The role that these New York-based rating agencies play in the capital markets is critical. Their ratings provide investors and other market participants around the country with an independent benchmark by which the bonds sold by a community can be measured against other investment options. A higher credit rating means lower risk to investors, which means those investors are willing to accept lower interest rates for investing in those securities. Consequently, by securing the highest possible ratings, city officials and staff are providing a benefit to Lake Oswego residents in the form of lower interest costs on the city's bonds, which means lower tax rates to city residents.
The sale of bonds is an important financial tool for all levels of government.

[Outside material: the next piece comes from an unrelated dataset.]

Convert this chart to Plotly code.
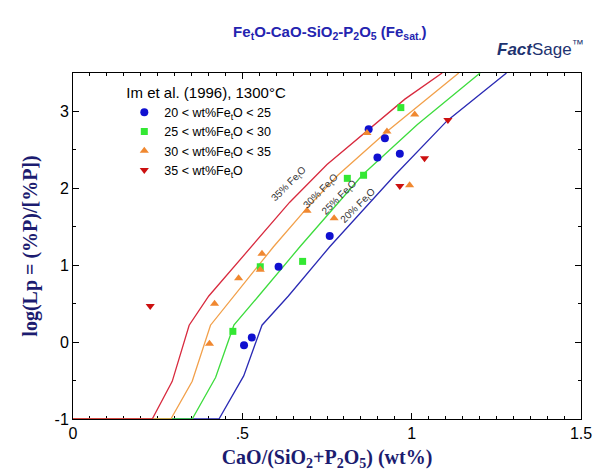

Lake Oswego has only utilized bond issues for long-lasting public assets, which is both prudent and fair.
A city can no more be expected to pay for long-term capital improvements with current cash than a family would be expected to pay cash for a new home. Spreading the costs of acquiring long-term improvements over the life of those improvements ensures that all benefiting citizens pay their fair share. If a 30-year asset were paid for with cash today, individuals moving into the community the next week would derive the benefit without bearing any of the costs. Bonds are an excellent means of ensuring generational equity.
There is no question that the city is facing significant capital spending needs in the next several years, both as a result of aging infrastructure and new initiatives. Selling bonds to finance capital improvements is an investment in the city's quality of life. It is not 'deficit spending' as implied by a recent letter to the Review.
Reasonable people may disagree about the city's capital priorities, but we should all appreciate that the city's finances are being managed to provide Lake Oswego residents with the lowest financing costs available.
Lawrence W. 'Chip' Pierce is a Lake Oswego resident associated with Western Financial Group, LLC.